Il est permis d’entendre dans Bowling Saturne des échos de M (roulements d’yeux du fils Mazuy en psychopathe — il est très bien), du Silence (cadavres bleuis et visages en gros plan, le tout façon études de Francis Bacon) et de Lost Highway (ambiances nocturnes, choix des couleurs, ici beaucoup de rouge). Tout cela impressionne, et il y a une scène — ‘’la’’ scène — d’une grande puissance. Mais je ne sais pas, j’ai été moins emporté que par La Nuit du 12, avec lequel le film a au moins deux points communs. Primo, une ambition et une ampleur qui se tournent vers l’Amérique. Secundo, un fond, disons, ‘’sociologique’’ — ce dernier pas forcément le meilleur aspect de l’un ni de l’autre, mais peu importe.
J’ai été moins emporté, résultat j’ai remarqué certaines choses. Par exemple, la musique, une sorte d’ambient-indus sinistre, est chouette, mais elle a un côté un peu caricatural, qui fait qu’on se demande si ça ne vieillira pas (comme la BO de Lost Highway). Caricatural, tel est aussi le club des chasseurs, lequel, je vous prie de m’excuser, m’a soudain fait penser au sketch des Inconnus. Grotesques, tels sont des détails pourtant super, comme l’arrachage de mauvaise herbe sur la tombe, ou la goulotte à gravats. Belle idée, mais devant laquelle je n’ai pu m’empêcher de me dire, Ça ne passera jamais, ça va rester coincé dedans. Que l’on daigne me pardonner ces enfantillages.

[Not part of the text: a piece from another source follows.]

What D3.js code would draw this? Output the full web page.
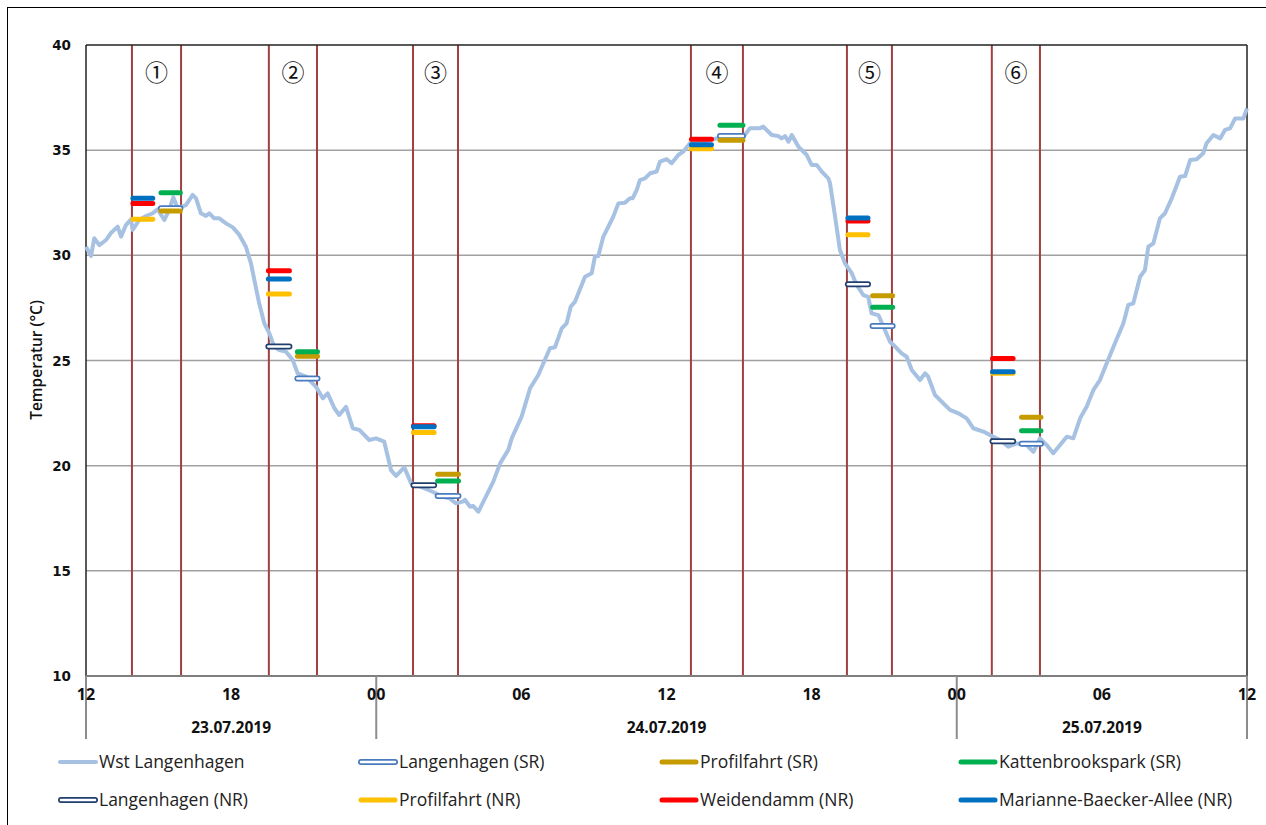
<!DOCTYPE html>
<html><head><meta charset="utf-8">
<script src="https://cdn.jsdelivr.net/npm/d3@7"></script>
<style>body{margin:0;background:#fff}</style>
</head><body><svg id="c" width="1266" height="825"></svg>
<script>
// hours since 23.07.2019 12:00
const stationHours = [0,0.21,0.34,0.55,0.83,1.03,1.31,1.45,1.65,1.86,1.93,2.20,2.48,2.76,2.96,3.24,3.44,3.61,3.79,4.13,4.41,4.55,4.75,4.96,5.10,5.30,5.51,5.79,6.07,6.34,6.61,6.82,6.96,7.16,7.37,7.58,7.78,7.99,8.27,8.55,8.75,9.10,9.51,9.79,9.99,10.27,10.47,10.75,11.03,11.30,11.71,11.99,12.33,12.61,12.82,13.16,13.44,13.78,14.33,14.75,15.02,15.30,15.57,15.67,15.88,16.01,16.22,16.43,16.84,17.12,17.46,17.60,18.01,18.36,18.70,19.18,19.39,19.67,19.87,20.04,20.22,20.63,20.91,21.04,21.18,21.39,21.80,22.01,22.28,22.49,22.60,22.77,22.90,23.11,23.32,23.59,23.73,24.01,24.21,24.49,24.69,24.97,25.52,26.07,26.63,27.18,27.45,27.87,28.00,28.35,28.62,28.76,28.90,29.04,29.18,29.45,29.80,30.00,30.21,30.42,30.62,30.69,30.76,30.97,31.17,31.38,31.66,31.86,32.14,32.34,32.48,32.76,33.03,33.24,33.52,33.72,33.93,34.14,34.48,34.69,34.82,35.10,35.38,35.72,36.07,36.41,36.68,37.10,37.37,37.79,38.13,38.48,38.89,39.17,39.44,39.72,39.99,40.27,40.55,40.82,41.10,41.37,41.65,41.92,42.20,42.54,42.89,43.09,43.30,43.58,43.78,43.92,44.13,44.40,44.61,44.89,45.23,45.44,45.65,45.92,46.19,46.33,46.61,46.89,47.09,47.30,47.51,47.85,48.0];
const stationTemp = [30.41,29.97,30.81,30.49,30.73,31.06,31.36,30.89,31.44,31.71,31.21,31.68,31.87,32.0,32.19,31.68,32.16,32.76,32.24,32.39,32.87,32.71,32.0,31.87,32.0,31.76,31.76,31.52,31.33,30.97,30.41,29.62,28.83,27.72,26.77,26.29,25.66,25.50,25.42,25.02,24.39,24.23,23.75,23.20,23.44,22.73,22.41,22.80,21.78,21.70,21.22,21.30,21.14,19.79,19.51,19.92,19.16,19.03,18.76,18.52,18.45,18.21,18.29,18.37,18.05,18.08,17.81,18.29,19.24,20.11,20.75,21.30,22.33,23.68,24.31,25.58,25.63,26.53,26.77,27.56,27.80,28.98,29.15,29.94,29.97,30.89,31.84,32.47,32.50,32.71,32.71,33.11,33.58,33.66,33.90,33.98,34.45,34.57,34.38,34.77,34.93,35.33,35.41,35.56,35.72,35.64,36.04,36.04,36.12,35.72,35.67,35.56,35.67,35.40,35.72,35.17,34.77,34.30,34.30,33.98,33.74,33.66,33.43,31.84,30.25,29.62,29.15,28.59,28.11,28.03,27.24,27.16,26.45,25.89,25.58,25.34,25.18,24.55,24.07,24.39,24.23,23.36,23.04,22.65,22.49,22.25,21.78,21.62,21.46,21.22,20.90,21.06,20.98,20.66,21.30,20.98,20.59,20.98,21.38,21.30,22.25,22.80,23.60,24.07,24.87,25.82,26.77,27.64,27.72,28.98,29.30,30.41,30.57,31.76,32.0,32.71,33.74,33.77,34.53,34.57,34.85,35.33,35.72,35.56,35.96,36.04,36.51,36.51,36.99];

const episodeLabels = ["①","②","③","④","⑤","⑥"];
const episodeStart = [1.90, 7.56, 13.52, 25.01, 31.46, 37.45];
const episodeEnd   = [3.93, 9.55, 15.38, 27.16, 33.32, 39.44];
const nrWindowStart = [1.94, 7.54, 13.54, 25.03, 31.50, 37.48];
const nrWindowEnd   = [2.76, 8.41, 14.39, 25.86, 32.33, 38.33];
const srWindowStart = [3.10, 8.74, 14.54, 26.21, 32.52, 38.68];
const srWindowEnd   = [3.90, 9.57, 15.40, 27.16, 33.35, 39.48];

const langenhagenSR = [32.24, 24.14, 18.56, 35.67, 26.64, 21.04];
const profilfahrtSR = [32.11, 25.20, 19.59, 35.47, 28.08, 22.30];
const kattenbrookSR = [32.97, 25.42, 19.27, 36.18, 27.53, 21.66];
const langenhagenNR = [null, 25.66, 19.07, null, 28.62, 21.16];
const profilfahrtNR = [31.71, 28.16, 21.58, 35.07, 30.98, 24.39];
const weidendammNR  = [32.47, 29.27, 21.90, 35.52, 31.63, 25.10];
const marianneNR    = [32.71, 28.88, 21.85, 35.26, 31.78, 24.47];

const xTickHours  = [0, 6, 12, 18, 24, 30, 36, 42, 48];
const xTickLabels = ["12","18","00","06","12","18","00","06","12"];
const dayLabels = ["23.07.2019","24.07.2019","25.07.2019"];
const dayStart  = [0, 12, 36];
const dayEnd    = [12, 36, 48];
const yTicks = [10, 15, 20, 25, 30, 35, 40];

const series = [
  {name:"Wst Langenhagen", type:"line", color:"#a7c1e2"},
  {name:"Langenhagen (SR)", type:"outline", color:"#4a7bbf", values:langenhagenSR, win:"sr"},
  {name:"Profilfahrt (SR)", type:"bar", color:"#c59b00", values:profilfahrtSR, win:"sr"},
  {name:"Kattenbrookspark (SR)", type:"bar", color:"#00b050", values:kattenbrookSR, win:"sr"},
  {name:"Langenhagen (NR)", type:"outline", color:"#203f6e", values:langenhagenNR, win:"nr"},
  {name:"Profilfahrt (NR)", type:"bar", color:"#ffc000", values:profilfahrtNR, win:"nr"},
  {name:"Weidendamm (NR)", type:"bar", color:"#ff0000", values:weidendammNR, win:"nr"},
  {name:"Marianne-Baecker-Allee (NR)", type:"bar", color:"#0070c0", values:marianneNR, win:"nr"}
];

const svg = d3.select("#c");
const L = 86, R = 1247, T = 45, B = 676;
const x = d3.scaleLinear().domain([0, 48]).range([L, R]);
const y = d3.scaleLinear().domain([10, 40]).range([B, T]);
const font = "'Open Sans', 'Noto Sans', sans-serif";

// outer frame
svg.append("rect").attr("x",7.5).attr("y",7.5).attr("width",1270).attr("height",830)
  .attr("fill","none").attr("stroke","#000").attr("stroke-width",1);

// gridlines
svg.append("g").selectAll("line").data(yTicks.filter(d => d > 10 && d < 40)).join("line")
  .attr("x1", L).attr("x2", R).attr("y1", d => y(d)).attr("y2", d => y(d))
  .attr("stroke", "#a0a0a0").attr("stroke-width", 1.5);

// episode vertical lines
const evLines = episodeStart.concat(episodeEnd);
svg.append("g").selectAll("line").data(evLines).join("line")
  .attr("x1", d => x(d)).attr("x2", d => x(d)).attr("y1", T).attr("y2", B)
  .attr("stroke", "#a0413f").attr("stroke-width", 2);

// plot frame
svg.append("line").attr("x1",L).attr("x2",R).attr("y1",T).attr("y2",T).attr("stroke","#222").attr("stroke-width",1.5);
svg.append("line").attr("x1",L).attr("x2",L).attr("y1",T).attr("y2",B).attr("stroke","#222").attr("stroke-width",1.5);
svg.append("line").attr("x1",R).attr("x2",R).attr("y1",T).attr("y2",B).attr("stroke","#222").attr("stroke-width",1.5);

// x axis
svg.append("line").attr("x1",L).attr("x2",R).attr("y1",B).attr("y2",B).attr("stroke","#7f7f7f").attr("stroke-width",2);
const dayBounds = [0, 12, 36, 48];
svg.append("g").selectAll("line").data(dayBounds).join("line")
  .attr("x1", d => x(d)).attr("x2", d => x(d)).attr("y1", B).attr("y2", 739)
  .attr("stroke", "#8c8c8c").attr("stroke-width", 2);
svg.append("g").selectAll("text").data(xTickHours).join("text")
  .attr("x", d => x(d)).attr("y", 700).attr("text-anchor","middle")
  .attr("font-family", font).attr("font-weight","bold").attr("font-size",16).attr("fill","#111")
  .text((d,i) => xTickLabels[i]);
svg.append("g").selectAll("text").data(dayLabels).join("text")
  .attr("x", (d,i) => x((dayStart[i] + dayEnd[i]) / 2)).attr("y", 733).attr("text-anchor","middle")
  .attr("font-family", font).attr("font-weight","bold").attr("font-size",15.5).attr("fill","#111")
  .text(d => d);

// y axis labels
svg.append("g").selectAll("text").data(yTicks).join("text")
  .attr("x", 71).attr("y", d => y(d) + 5).attr("text-anchor","end")
  .attr("font-family", "'DejaVu Sans', Verdana, sans-serif").attr("font-weight","bold").attr("font-size",13.5).attr("fill","#111")
  .text(d => d);
svg.append("text").attr("transform","translate(42,360) rotate(-90)").attr("text-anchor","middle")
  .attr("font-family", font).attr("font-weight","600").attr("font-size",15.5).attr("fill","#111")
  .text("Temperatur (°C)");

// station line
const stationData = stationHours.map((h,i) => ({h, t: stationTemp[i]}));
svg.append("path").datum(stationData)
  .attr("d", d3.line().x(d => x(d.h)).y(d => y(d.t)))
  .attr("fill","none").attr("stroke", series[0].color).attr("stroke-width", 4)
  .attr("stroke-linejoin","round");

// measurement bars
function drawBar(g, s, x1, x2, yy) {
  if (s.type === "outline") {
    g.append("line").attr("x1",x1).attr("x2",x2).attr("y1",yy).attr("y2",yy)
      .attr("stroke", s.color).attr("stroke-width", 6).attr("stroke-linecap","round");
    g.append("line").attr("x1",x1).attr("x2",x2).attr("y1",yy).attr("y2",yy)
      .attr("stroke", "#fff").attr("stroke-width", 2.5).attr("stroke-linecap","round");
  } else {
    g.append("line").attr("x1",x1).attr("x2",x2).attr("y1",yy).attr("y2",yy)
      .attr("stroke", s.color).attr("stroke-width", 5).attr("stroke-linecap","round");
  }
}
const barsG = svg.append("g");
series.slice(1).forEach(s => {
  s.values.forEach((v, i) => {
    if (v == null) return;
    const a = s.win === "nr" ? nrWindowStart[i] : srWindowStart[i];
    const b = s.win === "nr" ? nrWindowEnd[i] : srWindowEnd[i];
    drawBar(barsG, s, x(a), x(b), y(v));
  });
});

// episode labels
svg.append("g").selectAll("text").data(episodeLabels).join("text")
  .attr("x", (d,i) => x((episodeStart[i] + episodeEnd[i]) / 2)).attr("y", 81)
  .attr("text-anchor","middle").attr("font-family","'Noto Sans CJK JP', 'DejaVu Sans', sans-serif")
  .attr("font-size",23).attr("fill","#111").text(d => d);

// legend
const legG = svg.append("g");
const colX = [60, 360, 661, 960];
const rowY = [762, 800];
series.forEach((s, i) => {
  const cx = colX[i % 4], cy = rowY[Math.floor(i / 4)];
  const g = legG.append("g");
  if (s.type === "line") {
    g.append("line").attr("x1",cx).attr("x2",cx+36).attr("y1",cy).attr("y2",cy)
      .attr("stroke", s.color).attr("stroke-width",4).attr("stroke-linecap","round");
  } else {
    drawBar(g, s, cx + 1, cx + 35, cy);
  }
  g.append("text").attr("x", cx + 39).attr("y", cy + 6)
    .attr("font-family", font).attr("font-size",17.5).attr("fill","#222").text(s.name);
});
</script></body></html>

Ces touches grotesques sont du reste peut-être voulues, ce qui rappelle à mon souvenir les récentes Nuits de Mashhad. Et je me demande si au fond, malgré les qualités plastiques supérieures du Mazuy, je n’ai pas préféré le film pseudo-perse, qui m’a paru plus cohérent. Vous savez qu’un débat — synthétisé avec beaucoup de drôlerie par Nanni Moretti dans la scène dite ‘’Henry’’ de Journal intime — agite périodiquement les cinéphiles au sujet de la représentation de la violence. Pourquoi Mashhad serait-il immonde, tandis que Saturne regarderait à la bonne distance ? Je crois que le regard est aussi celui du spectateur. Peut-être suis-devenu blasé/blindé, mais toujours est-il que j’ai du mal à voir une différence.
Deux réflexions pour conclure. Je vous parlais trois paragraphes plus haut de la qualité de l’interprétation d’Achille Reggiani (portrait craché de son grand-père, j’ai trouvé), son frère à l’écran Arieh Worthalter n’est pas en reste, avec son visage à la beauté presque obscène, qui ressemble à celui de Timothy Dalton (nineties, ou plutôt eighties forever). Et puisqu’on est au chapitre familial, le titre et le thème du film ne peuvent qu’évoquer la célèbre peinture de Goya, et on se demande si faire jouer à son propre fils un tel rôle ne constitue pas également, de la part de Patricia Mazuy, une sorte d’acte de dévoration.